Written request ▸
Give back only the lines from the one that contains "Give me the" through the one that contains "Chart.register(...registerables);", word for word and without images.

** start of Source records **

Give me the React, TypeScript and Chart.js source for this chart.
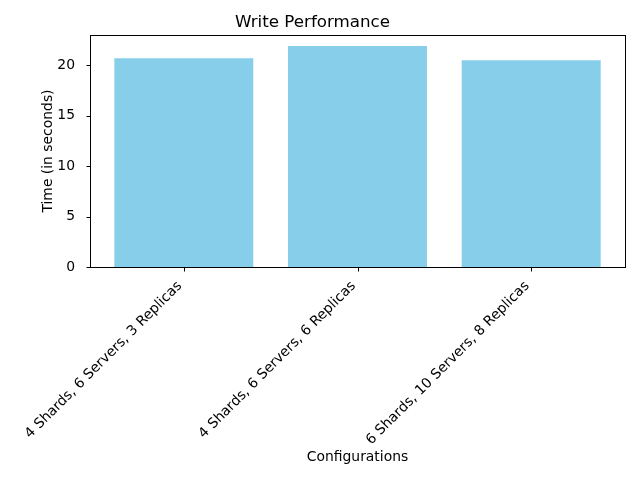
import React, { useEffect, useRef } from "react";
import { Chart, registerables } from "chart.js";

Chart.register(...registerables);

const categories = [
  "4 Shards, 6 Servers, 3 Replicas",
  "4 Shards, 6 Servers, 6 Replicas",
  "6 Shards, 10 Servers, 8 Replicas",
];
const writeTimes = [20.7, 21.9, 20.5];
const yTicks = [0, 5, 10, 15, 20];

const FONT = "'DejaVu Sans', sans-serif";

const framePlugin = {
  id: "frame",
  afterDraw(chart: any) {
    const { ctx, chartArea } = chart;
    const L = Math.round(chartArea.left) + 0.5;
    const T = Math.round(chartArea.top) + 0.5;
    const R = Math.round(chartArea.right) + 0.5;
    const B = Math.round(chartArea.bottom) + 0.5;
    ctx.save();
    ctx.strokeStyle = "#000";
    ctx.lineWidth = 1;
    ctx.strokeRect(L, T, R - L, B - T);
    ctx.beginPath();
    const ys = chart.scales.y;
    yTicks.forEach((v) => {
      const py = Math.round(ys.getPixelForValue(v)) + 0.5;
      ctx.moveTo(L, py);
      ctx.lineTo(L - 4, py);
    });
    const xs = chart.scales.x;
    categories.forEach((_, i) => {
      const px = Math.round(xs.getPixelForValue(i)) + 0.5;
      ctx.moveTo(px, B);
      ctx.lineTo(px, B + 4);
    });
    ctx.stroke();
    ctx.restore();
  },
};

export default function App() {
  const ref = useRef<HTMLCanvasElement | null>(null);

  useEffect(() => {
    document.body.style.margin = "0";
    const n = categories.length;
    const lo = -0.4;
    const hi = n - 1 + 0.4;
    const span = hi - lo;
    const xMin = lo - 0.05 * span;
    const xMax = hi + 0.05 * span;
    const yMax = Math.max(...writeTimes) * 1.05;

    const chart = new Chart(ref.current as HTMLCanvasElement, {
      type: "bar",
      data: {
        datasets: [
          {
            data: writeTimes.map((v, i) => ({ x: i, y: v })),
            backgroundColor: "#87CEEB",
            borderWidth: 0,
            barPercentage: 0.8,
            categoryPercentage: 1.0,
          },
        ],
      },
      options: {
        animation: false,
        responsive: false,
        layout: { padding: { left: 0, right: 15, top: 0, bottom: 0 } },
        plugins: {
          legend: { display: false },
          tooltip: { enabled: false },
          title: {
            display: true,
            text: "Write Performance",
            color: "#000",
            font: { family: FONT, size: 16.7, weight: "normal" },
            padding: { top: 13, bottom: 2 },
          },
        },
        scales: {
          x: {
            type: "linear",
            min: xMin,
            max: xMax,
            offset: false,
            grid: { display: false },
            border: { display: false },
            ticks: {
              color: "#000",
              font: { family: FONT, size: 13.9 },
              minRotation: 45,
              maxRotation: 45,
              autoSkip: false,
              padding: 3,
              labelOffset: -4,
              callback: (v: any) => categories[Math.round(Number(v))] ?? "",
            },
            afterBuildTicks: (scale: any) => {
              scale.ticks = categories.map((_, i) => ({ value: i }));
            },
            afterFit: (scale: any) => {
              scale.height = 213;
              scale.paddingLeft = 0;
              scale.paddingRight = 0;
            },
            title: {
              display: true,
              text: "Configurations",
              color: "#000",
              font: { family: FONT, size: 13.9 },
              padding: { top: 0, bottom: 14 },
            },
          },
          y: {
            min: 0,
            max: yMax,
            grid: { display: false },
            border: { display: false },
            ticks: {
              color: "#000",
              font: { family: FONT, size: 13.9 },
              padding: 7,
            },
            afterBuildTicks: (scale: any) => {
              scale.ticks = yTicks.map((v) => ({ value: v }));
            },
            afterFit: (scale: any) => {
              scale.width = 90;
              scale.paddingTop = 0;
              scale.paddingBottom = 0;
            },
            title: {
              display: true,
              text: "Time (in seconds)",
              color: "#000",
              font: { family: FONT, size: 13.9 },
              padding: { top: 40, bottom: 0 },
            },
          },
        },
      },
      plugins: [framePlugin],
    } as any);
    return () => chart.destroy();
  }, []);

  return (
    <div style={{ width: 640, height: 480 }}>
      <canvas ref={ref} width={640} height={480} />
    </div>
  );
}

** end of Source records **
** start of Source records **

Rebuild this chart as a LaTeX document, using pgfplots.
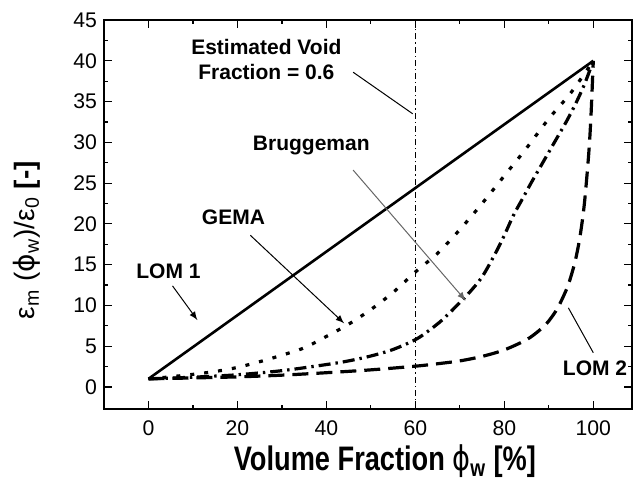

** end of Source records **

Reply to the exercise ▸
Give me the React, TypeScript and Chart.js source for this chart.
import React, { useEffect, useRef } from "react";
import { Chart, registerables } from "chart.js";

Chart.register(...registerables);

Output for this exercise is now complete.